Table of Contents

Introduction

Storing and querying large datasets is an important step for data analysis and predictive modeling. BigQuery is a serverless data warehouse that allows storing data (up to Terabytes) and runs fast SQL queries without worrying about the computing power. In this post, we will discover how to interact with BigQuery and render results in an interactive dashboard built using Streamlit.

Tools

BigQuery

BigQuery allows users to leverage a huge amount of computing resources and technologies to run fast SQL queries in a serverless setup. A simple analysis has been conducted in this article and it shows that for a single query, one needs thousands of CPU cores to obtain the same running time as BigQuery.
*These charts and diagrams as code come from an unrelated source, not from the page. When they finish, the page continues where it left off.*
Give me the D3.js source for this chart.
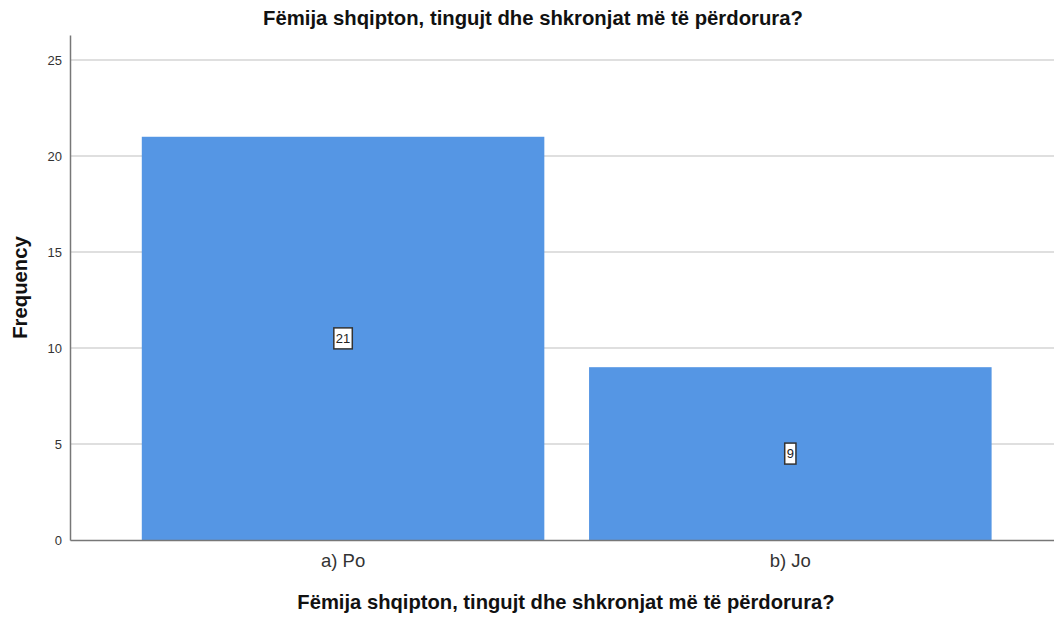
<!DOCTYPE html>
<html>
<head>
<meta charset="utf-8">
<script src="https://cdn.jsdelivr.net/npm/d3@7"></script>
<style>
  body { margin: 0; background: #fff; }
  text { font-family: "Liberation Sans", Arial, sans-serif; }
</style>
</head>
<body>
<script>
// Data
const categories = ["a) Po", "b) Jo"];
const frequencies = [21, 9];
const yTicks = [0, 5, 10, 15, 20, 25];
const titleText = "Fëmija shqipton, tingujt dhe shkronjat më të përdorura?";

const width = 1054;
const height = 617;
const margin = { top: 35, right: 0, bottom: 77, left: 70 };

const svg = d3.select("body")
  .append("svg")
  .attr("width", width)
  .attr("height", height);

// Scales
const xScale = d3.scaleBand()
  .domain(categories)
  .range([margin.left, width - margin.right])
  .paddingInner(0.1)
  .paddingOuter(0.15)
  .align(0.535);

const yScale = d3.scaleLinear()
  .domain([0, 26.3])
  .range([height - margin.bottom, margin.top]);

// Gridlines
svg.append("g")
  .selectAll("line")
  .data(yTicks.filter(d => d > 0))
  .enter()
  .append("line")
  .attr("x1", margin.left)
  .attr("x2", width - margin.right)
  .attr("y1", d => yScale(d))
  .attr("y2", d => yScale(d))
  .attr("stroke", "#d4d4d4")
  .attr("stroke-width", 1.5);

// Bars
svg.selectAll("rect.bar")
  .data(frequencies)
  .enter()
  .append("rect")
  .attr("class", "bar")
  .attr("x", (d, i) => xScale(categories[i]))
  .attr("y", d => yScale(d))
  .attr("width", xScale.bandwidth())
  .attr("height", d => yScale(0) - yScale(d))
  .attr("fill", "#5596e4");

// Y axis
const yAxis = d3.axisLeft(yScale)
  .tickValues(yTicks)
  .tickSize(0)
  .tickPadding(8);

const yG = svg.append("g")
  .attr("transform", `translate(${margin.left}, 0)`)
  .call(yAxis);
yG.select(".domain").attr("stroke", "#777").attr("stroke-width", 1.5);
yG.selectAll("text").attr("font-size", 13).attr("fill", "#333")
  .style("font-family", "'Liberation Sans', Arial, sans-serif");

// X axis
const xAxis = d3.axisBottom(xScale).tickSize(0).tickPadding(14);
const xG = svg.append("g")
  .attr("transform", `translate(0, ${yScale(0)})`)
  .call(xAxis);
xG.select(".domain").attr("stroke", "#777").attr("stroke-width", 1.5);
xG.selectAll("text").attr("font-size", 18.5).attr("fill", "#333")
  .style("font-family", "'Liberation Sans', Arial, sans-serif");

// Value labels
const labels = svg.selectAll("g.lbl")
  .data(frequencies)
  .enter()
  .append("g")
  .attr("class", "lbl")
  .attr("transform", (d, i) =>
    `translate(${xScale(categories[i]) + xScale.bandwidth() / 2}, ${yScale(d / 2)})`);

labels.append("text")
  .attr("text-anchor", "middle")
  .attr("dy", "0.36em")
  .attr("font-size", 13)
  .attr("fill", "#222")
  .text(d => d)
  .each(function() {
    const bb = this.getBBox();
    d3.select(this.parentNode).insert("rect", "text")
      .attr("x", bb.x - 2)
      .attr("y", -10.5)
      .attr("width", bb.width + 4)
      .attr("height", 21)
      .attr("fill", "#fff")
      .attr("stroke", "#333")
      .attr("stroke-width", 1.5);
  });

// Title
svg.append("text")
  .attr("x", 533)
  .attr("y", 25)
  .attr("text-anchor", "middle")
  .attr("font-size", 20.3)
  .attr("font-weight", "bold")
  .attr("fill", "#111")
  .text(titleText);

// X axis title
svg.append("text")
  .attr("x", 566)
  .attr("y", 609)
  .attr("text-anchor", "middle")
  .attr("font-size", 20.2)
  .attr("font-weight", "bold")
  .attr("fill", "#111")
  .text(titleText);

// Y axis title
svg.append("text")
  .attr("transform", `translate(27, ${(margin.top + yScale(0)) / 2}) rotate(-90)`)
  .attr("text-anchor", "middle")
  .attr("font-size", 20.3)
  .attr("font-weight", "bold")
  .attr("fill", "#111")
  .text("Frequency");
</script>
</body>
</html>
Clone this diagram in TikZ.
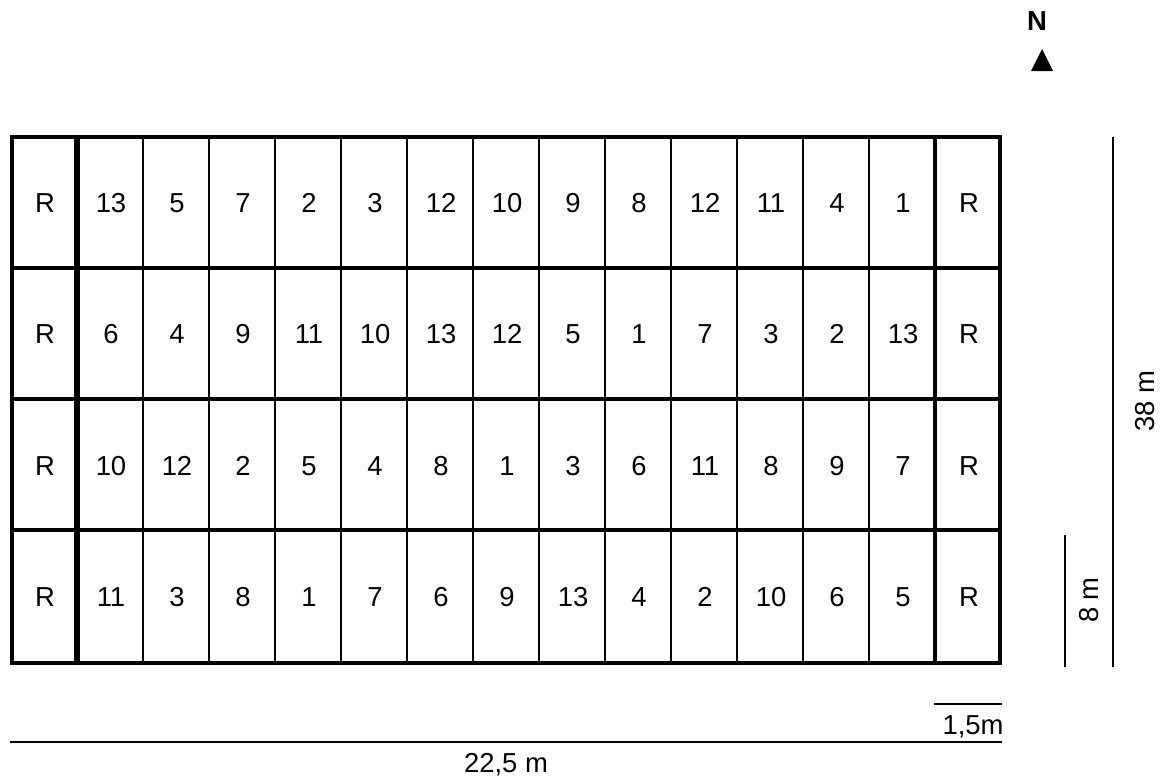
\documentclass[tikz,border=0pt]{standalone}
\usepackage{fontspec}
\setmainfont{Liberation Sans}
\begin{document}
\begin{tikzpicture}[x=0.025cm,y=-0.025cm,
    lbl/.style={font=\fontsize{19.5}{22}\selectfont,inner sep=0pt,text height=14pt,text depth=0pt},
    thinline/.style={line width=1pt},
    thickline/.style={line width=2.6pt}]
    \useasboundingbox (0,0) rectangle (1162,778);

    % plots, thin dividers first
    \foreach \k in {0,...,11}
        \draw[thinline] ({143+66*\k},137) -- ({143+66*\k},663);
    \foreach \yy in {268,399,530}
        \draw[line width=3pt] (12,\yy) -- (1000,\yy);
    \draw[thickline] (12,137) rectangle (1000,663);
    \draw[line width=4.3pt] (77,137) -- (77,663);
    \draw[line width=3pt] (935,137) -- (935,663);

    % treatment numbers
    \foreach [count=\i from 0] \row in {
        {R,13,5,7,2,3,12,10,9,8,12,11,4,1,R},
        {R,6,4,9,11,10,13,12,5,1,7,3,2,13,R},
        {R,10,12,2,5,4,8,1,3,6,11,8,9,7,R},
        {R,11,3,8,1,7,6,9,13,4,2,10,6,5,R}} {
        \foreach [count=\j from 0] \v in \row
            \node[lbl] (cell-\i-\j) at ({45+66*\j},{202.5+131.5*\i}) {\v};
    }

    % north
    \node[lbl,font=\fontsize{19.5}{22}\selectfont\bfseries] (north) at (1037,21) {N};
    \fill (1031,71) -- (1053,71) -- (1042,49) -- cycle;

    % scales
    \draw[thinline] (934,704) -- (1002,704);
    \node[lbl] (plotw) at (973,725) {1,5m};
    \draw[thinline] (10,742) -- (1002,742);
    \node[lbl] (fieldw) at (506,763) {22,5 m};
    \draw[thinline] (1065,535) -- (1065,667);
    \node[lbl,rotate=90] (ploth) at (1089,600) {8 m};
    \draw[thinline] (1113,137) -- (1113,667);
    \node[lbl,rotate=90] (fieldh) at (1145,401) {38 m};
\end{tikzpicture}
\end{document}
BigQuery gives access to a large number of public datasets. A complete list is available here. For this project, we will be using the following datasets

Name Dataset ID
Historical Air pollution bigquery-public-data.epa_historical_air_quality
Climatology data (temperature) bigquery-public-data:noaa_gsod
Climatology data (precipitation) bigquery-public-data.ghcn_d

These datasets contain a massive amount of data about air pollution and climatology measurements from around the world. We will focus on aggregated statistics from US states.

Streamlit

Streamlit is an app framework specifically designed for Data Science applications. It is a powerful tool to build rich UIs very quickly. Examples and demos are provided on Streamlit’s GitHub https://github.com/streamlit and the documentation explains the main concepts in detail.

streamlit
Streamlit Demo: Uber Pickups in New York City

Building the dashboard

  • Architecture

The user will interact with the app via the UI created using Streamlit and SQL queries will be run using BigQuery Python API. After obtaining the results of the queries from the data warehouse, we use Altair and Plotly for the plots.

arch
Overall architecture

To use BigQuery API in python, we need to create a credential file (JSON file) and declare its path as an environment variable GOOGLE_APPLICATION_CREDENTIALS. To create the credential file follow steps explained here: https://cloud.google.com/bigquery/docs/quickstarts/quickstart-client-libraries

  • Running the app

After preparing the credential file, we can run SQL query on BigQuery from a python script and get results in a Pandas data frame (see modules/data_query.py)

import os
from google.cloud import bigquery

# Define credentials
os.environ['GOOGLE_APPLICATION_CREDENTIALS'] = 'bigquery-credentials.json'
client = bigquery.Client()

def _fetch_data_bigquery(query):
    """
      Take SQL query in Standard SQL and returns a Pandas DataFrame of results
      ref: https://cloud.google.com/bigquery/docs/reference/standard-sql/enabling-standard-sql
    """
    return client.query(query, location="US").to_dataframe()

Since we will be running queries on different datasets (IO tasks), we can take advantage of multi-threading and run all SQL queries concurrently. A helper function run_concurrent_queries(list_queries_fetchers) is available in modules/utils.py.

Deployment

A docker image that contains all requirements is created as follow

FROM python:3.7
ADD . /app
WORKDIR /app
RUN pip install -r requirements.txt

# web server
EXPOSE 8080

# Default command to run app
CMD streamlit run --browser.serverAddress='0.0.0.0' --server.port=8080 app.py

After building and running the container using the following commands, the application will be accessible on http://0.0.0.0:8080.

# Build the image
docker build -t app .

# Run the container
docker run --rm -p 8080:8080 app:latest

The same steps could be followed to run the application on a virtual machine in the cloud. Additional configuration (NGINX) may be needed to set up a domain name.

Conclusion

In this post, we discovered how to use BigQuery to run heavy SQL queries on massive datasets and plot/analyze outputs in a dashboard deployed in a virtual machine.